Вы не представляете, какие мы дураки вышли из Советского Союза в 1991 году. Вопрос ответственности писателя, с которого вы начали, меня с годами в этой связи все больше беспокоит — что я не столько свидетельствовала о своей эпохе, сколько извлекала из нее, так сказать, эликсир…. Мы же на самом деле всегда, волей-неволей, оцениваем эпохи искривленно — с вершин, как говорил Шопенегауэр, то есть из исключений.

Я вспоминаю, как в 1999-м «Хроники от Фортинбраса» прочла кинокритикиня Людмила Лемешева и сказала мне: «Тебя прочесть, да такое впечатление, что здесь такая культурная жизнь бурлит!». А в действительности мы в 1990-е вышли на плацдарм Независимости, не имея никакого опыта самостоятельного существования, в том числе и в культуре. Это верно.

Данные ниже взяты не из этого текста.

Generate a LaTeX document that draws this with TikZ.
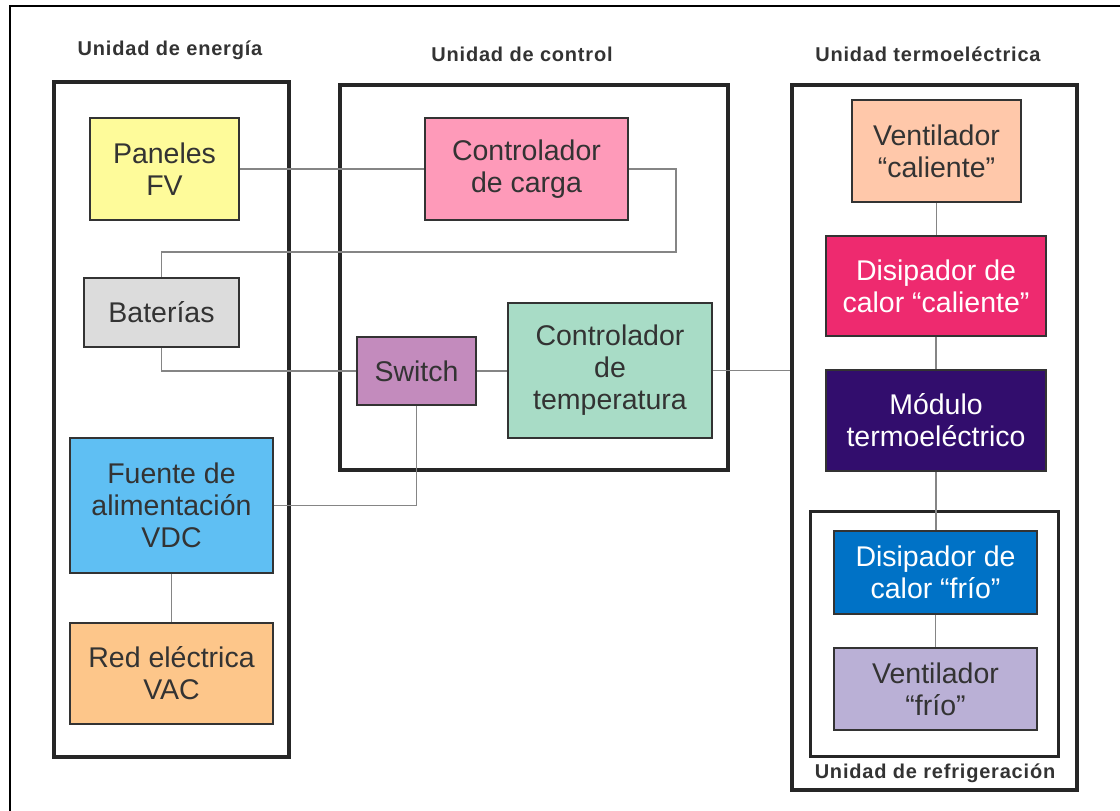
\documentclass[tikz,border=0pt]{standalone}
\usepackage{fontspec}
\setmainfont{Liberation Sans}
\newfontfamily\ttlfont[LetterSpace=4]{Liberation Sans}
\begin{document}
\begin{tikzpicture}[x=1pt,y=-1pt,
  box/.style={draw=black!80, line width=1.5pt, inner sep=0pt, align=center,
    text=black!80, font=\fontsize{28.5}{32}\selectfont},
  wbox/.style={box, text=white},
  cont/.style={draw=black!85, line width=4.5pt, inner sep=0pt},
  ttl/.style={font=\ttlfont\fontsize{20}{22}\selectfont\bfseries, text=black!80, inner sep=0pt},
  wire/.style={draw=black!48, line width=1.4pt}]
\useasboundingbox (0,0) rectangle (1120,811);
\draw[line width=2pt] (10,812) -- (10,6) -- (1121,6);
% containers
\node[cont, minimum width=235pt, minimum height=675pt] (energia) at (171.5,419.5) {};
\node[cont, minimum width=388pt, minimum height=385pt] (control) at (534,277.5) {};
\node[cont, minimum width=285pt, minimum height=705pt] (termo) at (934.5,437.5) {};
\node[cont, line width=3pt, minimum width=248pt, minimum height=245pt] (refrig) at (934,633.5) {};
% titles
\node[ttl] (t1) at (170,50) {Unidad de energía};
\node[ttl] (t2) at (522,54) {Unidad de control};
\node[ttl] (t3) at (928,54) {Unidad termoeléctrica};
\node[ttl] (t4) at (935,773) {Unidad de refrigeración};
% boxes
\node[box, fill={rgb,255:red,254;green,251;blue,154}, minimum width=149pt, minimum height=102pt] (pan) at (164.5,169) {Paneles\\FV};
\node[box, fill={rgb,255:red,220;green,220;blue,220}, minimum width=155pt, minimum height=69pt] (bat) at (161.5,312.5) {Baterías};
\node[box, fill={rgb,255:red,95;green,191;blue,243}, minimum width=203pt, minimum height=135pt] (fuente) at (171.5,505.5) {Fuente de\\alimentación\\VDC};
\node[box, fill={rgb,255:red,253;green,198;blue,138}, minimum width=203pt, minimum height=101pt] (red) at (171.5,673.5) {Red eléctrica\\VAC};
\node[box, fill={rgb,255:red,254;green,154;blue,185}, minimum width=203pt, minimum height=102pt] (carga) at (526.5,169) {Controlador\\de carga};
\node[box, fill={rgb,255:red,195;green,139;blue,189}, minimum width=119pt, minimum height=68pt] (sw) at (416.5,371) {Switch};
\node[box, fill={rgb,255:red,168;green,220;blue,198}, minimum width=204pt, minimum height=135pt] (temp) at (610,370.5) {Controlador\\de\\temperatura};
\node[box, fill={rgb,255:red,255;green,200;blue,170}, minimum width=169pt, minimum height=102pt] (ventc) at (936.5,151) {Ventilador\\“caliente”};
\node[wbox, fill={rgb,255:red,238;green,42;blue,111}, minimum width=220pt, minimum height=100pt] (disc) at (936,286) {Disipador de\\calor “caliente”};
\node[wbox, fill={rgb,255:red,50;green,13;blue,109}, minimum width=220pt, minimum height=101pt] (mod) at (936,420.5) {Módulo\\termoeléctrico};
\node[wbox, fill={rgb,255:red,0;green,114;blue,198}, minimum width=203pt, minimum height=83pt] (disf) at (935.5,572.5) {Disipador de\\calor “frío”};
\node[box, fill={rgb,255:red,186;green,176;blue,214}, minimum width=203pt, minimum height=82pt] (ventf) at (935.5,689) {Ventilador\\“frío”};
% wires
\coordinate (cA) at (676,252);
\path[wire] (pan.east) -- (pan.east -| carga.west);
\path[wire] (carga.east) -| (cA) -| (bat.north);
\path[wire] (bat.south) |- (sw.west);
\path[wire] (sw.east) -- (sw.east -| temp.west);
\path[wire] (temp.east) -- (temp.east -| termo.west);
\path[wire] (sw.south) |- (fuente.east);
\path[wire] (fuente.south) -- (fuente.south |- red.north);
\path[wire] (ventc.south) -- (ventc.south |- disc.north);
\path[wire] (disc.south) -- (disc.south |- mod.north);
\path[wire] (mod.south) -- (mod.south |- disf.north);
\path[wire] (disf.south) -- (disf.south |- ventf.north);
\end{tikzpicture}
\end{document}
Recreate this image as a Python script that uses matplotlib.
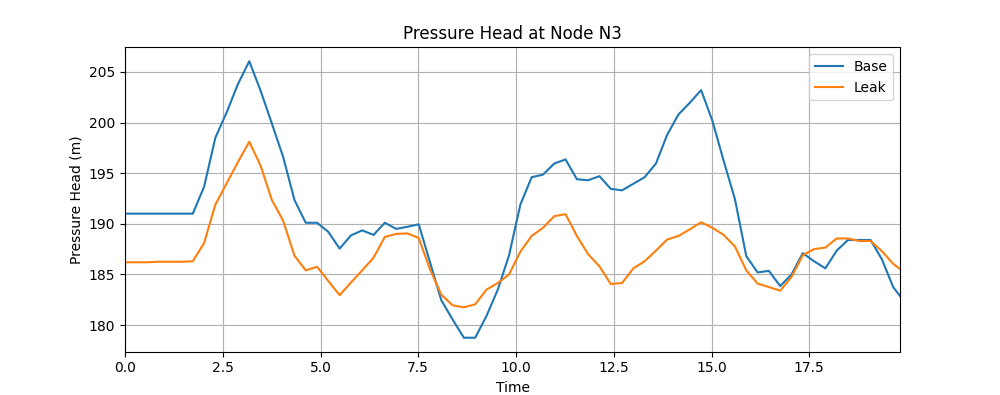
import numpy as np
import matplotlib
matplotlib.use("Agg")
import matplotlib.pyplot as plt

# time step of the simulation output (hours)
STEP = 0.2889
X_MAX = 19.82

base = [191.0, 191.0, 191.0, 191.0, 191.0, 191.0, 191.0, 193.65, 198.5, 201.0,
        203.8, 206.05, 203.15, 199.9, 196.6, 192.35, 190.1, 190.1, 189.2, 187.55,
        188.85, 189.35, 188.9, 190.1, 189.5, 189.7, 189.95, 186.2, 182.45, 180.55,
        178.75, 178.75, 180.9, 183.5, 186.9, 191.9, 194.6, 194.85, 195.95, 196.35,
        194.4, 194.3, 194.7, 193.45, 193.3, 193.95, 194.6, 195.95, 198.8, 200.8,
        201.95, 203.2, 200.15, 196.2, 192.4, 186.8, 185.2, 185.35, 183.85, 185.0,
        187.1, 186.3, 185.6, 187.35, 188.4, 188.4, 188.4, 186.5, 183.75, 182.3]

leak = [186.2, 186.2, 186.2, 186.25, 186.25, 186.25, 186.3, 188.1, 191.9, 194.0,
        196.1, 198.1, 195.75, 192.35, 190.3, 186.85, 185.4, 185.75, 184.35, 182.95,
        184.2, 185.4, 186.65, 188.7, 189.0, 189.05, 188.6, 185.5, 183.0, 181.95,
        181.75, 182.05, 183.5, 184.15, 185.0, 187.25, 188.8, 189.6, 190.75, 190.95,
        188.8, 187.0, 185.8, 184.05, 184.15, 185.6, 186.3, 187.35, 188.45, 188.8,
        189.45, 190.15, 189.6, 188.9, 187.75, 185.4, 184.1, 183.75, 183.4, 184.75,
        186.9, 187.5, 187.65, 188.55, 188.55, 188.3, 188.3, 187.3, 186.05, 185.2]

times = np.arange(len(base)) * STEP

fig, ax = plt.subplots(figsize=(10, 3.95), dpi=100)
ax.plot(times, base, label="Base")
ax.plot(times, leak, label="Leak")
ax.set_xlim(0, X_MAX)
ax.set_title("Pressure Head at Node N3")
ax.set_xlabel("Time")
ax.set_ylabel("Pressure Head (m)")
ax.grid(True)
ax.legend(loc="upper right")

fig.savefig("out.png", dpi=100)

И те вспышки глубокого презрения и метрополитального пренебрежения, которые мы можем сегодня то и дело видеть у московских деятелей культуры, — это их отношение к Украинской Советской Социалистической Республике, которое интеллигентный москвич имел в 80-х годах прошлого века.

Но тогда оно было не безосновательным, вот в чем дело. При Щербицком мы действительно были классической «колхозной» провинцией, тех, кто выбивался выше этого колониального стандарта, как Стус, быстренько «убирали». Весь свет мира шел из Москвы — я в 80-е ездила в Москву в Ленинскую библиотеку почитать иностранные журналы, а если повезет, то еще посмотреть в Доме кино недостижимого в Киеве Феллини и попасть на Таганку. У нас было действительно плохо. Когда я была вашего возраста, то в лучшем случае могла пойти на концерт приехавшей на гастроли Камбуровой, которая пела на стихи Цветаевой — колоссальное культурное событие для провинциального Киева!

Когда вы осознали изменения?

В предвоенную осень 2013 года. В Могилянке была презентация антологии украинской малой женской прозы «С непокрытой головой» в упорядочении Веры Агеевой. Были современные автора, сестры Тельнюк пели песни на стихи Маргарет Этвуд, из Львова приехала выдающаяся, без преувеличения, актриса Лида Данильчук, создавшая шикарный этюд-монолог по «Разговору» Леси Украинки. Когда событие завершилось, зал нам стоя аплодировал, а я смотрела и чуть не плакала от счастья: передо мной в зале были молодые девушки, воспринимавшие это событие как должное! Милый Боже, и всего двадцать пять лет назад мне и близко не приснилось, что у меня в городе могут быть такие культурные события — такого содержания, такого качества, да еще и на украинской почве!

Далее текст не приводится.